Virginia voters are deciding whether to ratify a mid-decade redistricting amendment that could help Democrats win up to 10 of the state's 11 U.S. House seats, up from the six they currently hold. The measure bypasses the state's bipartisan redistricting commission, but its impact may be limited because the state Supreme Court is separately weighing whether the plan is illegal. The vote is part of a broader national redistricting battle involving Texas, California, Utah and other states ahead of the midterms.

Analysis

This is less about Virginia and more about whether redistricting becomes a recurring mid-cycle policy tool. If the answer is yes, the durable winner is the party that can operationalize litigation, ballot initiatives, and statehouse control faster than the other side; the immediate market implication is a modest but real increase in the probability of a split government outcome in 2026, which would improve the odds of legislative gridlock and lower the tail risk of aggressive federal policy shifts.
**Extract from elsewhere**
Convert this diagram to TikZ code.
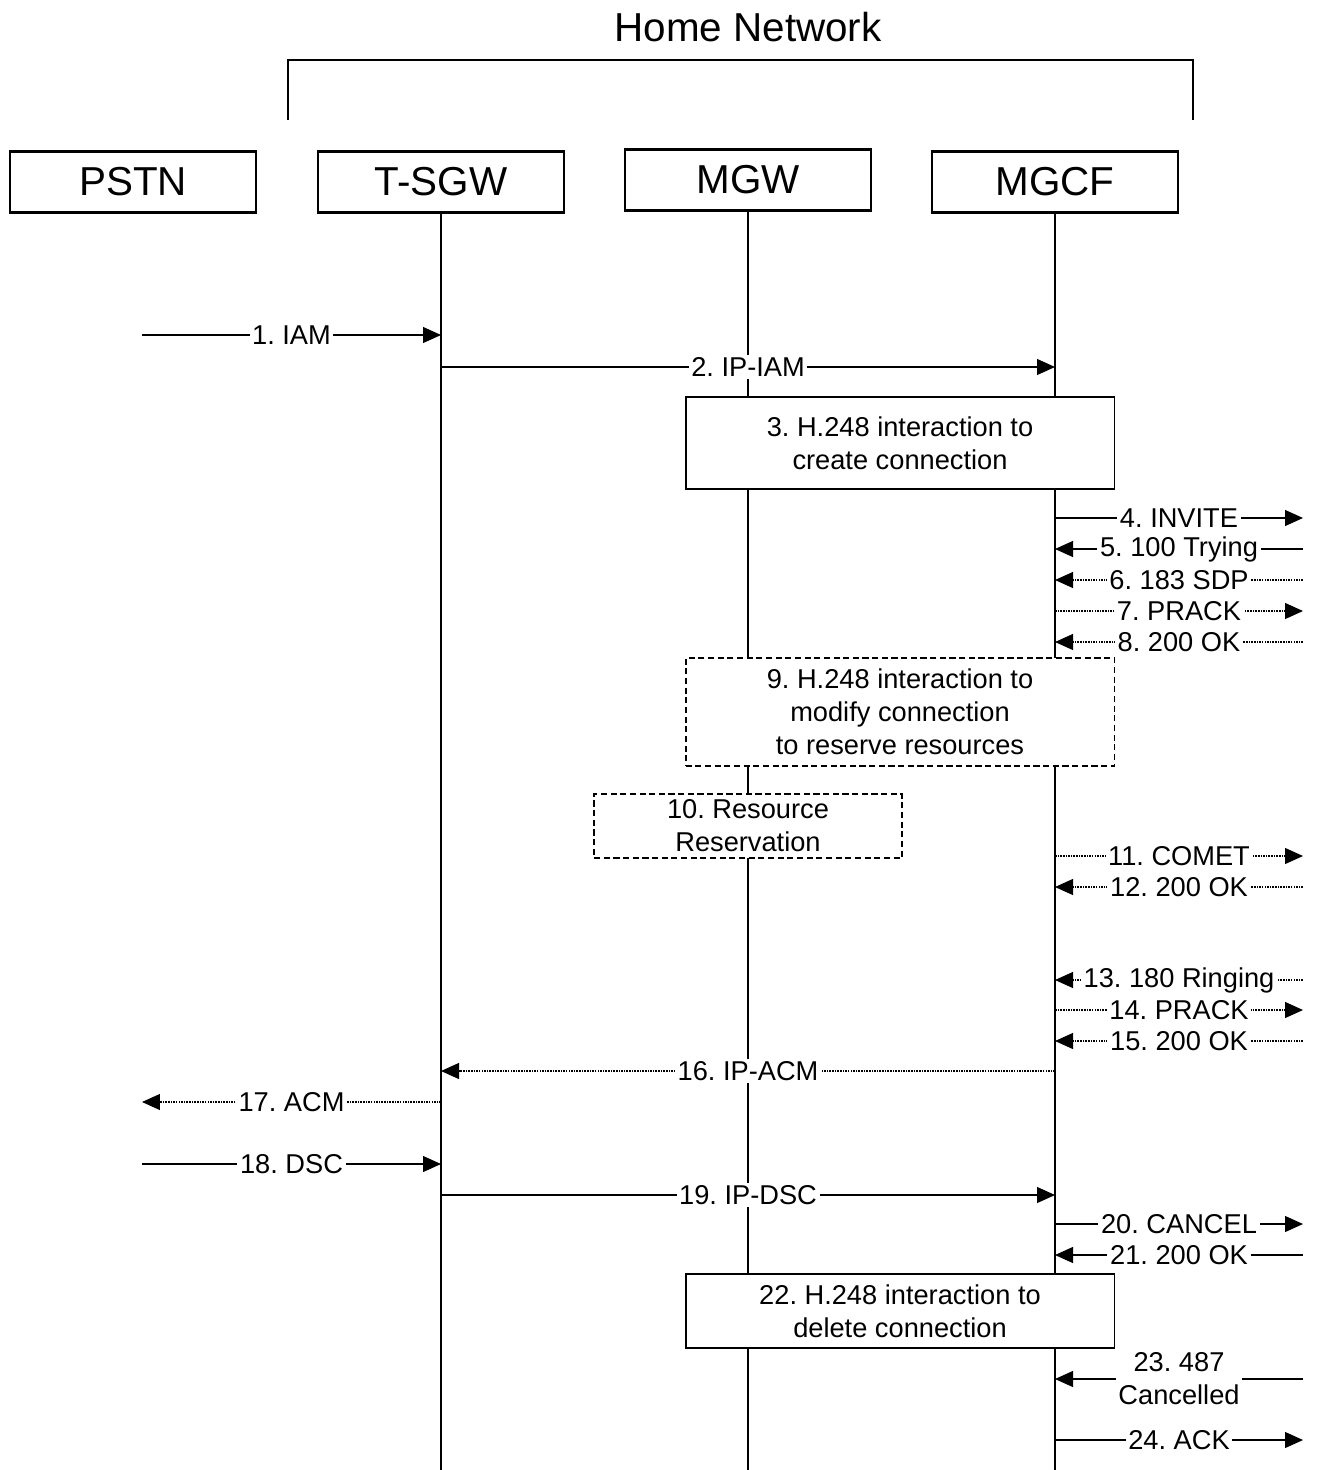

The second-order effect is on sectors exposed to post-election policy volatility rather than the vote count itself. A narrower path to a unified Congress reduces the market’s willingness to price in large swings in taxes, antitrust, healthcare reimbursement, and tariffs; that tends to support large-cap quality, defensives, and secular growers while compressing the dispersion premium in domestically levered cyclicals that trade on Washington outcomes. If the map fight intensifies, expect elevated volatility around probability-weighted policy baskets rather than a clean directional move in the broad market. The legal overhang matters more than the referendum headline. A court ruling that nullifies the process would teach both parties that voter ratification cannot reliably legitimize mid-decade redraws, which likely shifts the next battlefield from ballot boxes to courts and state election administration. That extends the event into months, not days, and keeps headline risk alive into the next district-cycle in Florida, North Carolina, and potentially beyond. Consensus may be underestimating how little this changes near-term House control odds if courts or turnout dilute the effect. The market is likely to overprice the seat math and underprice the procedural fragility; if that fragility rises, the trade becomes less about partisan control and more about monetizing volatility around the political calendar. In other words, the better expression is not a directional election bet, but owning the uncertainty premium.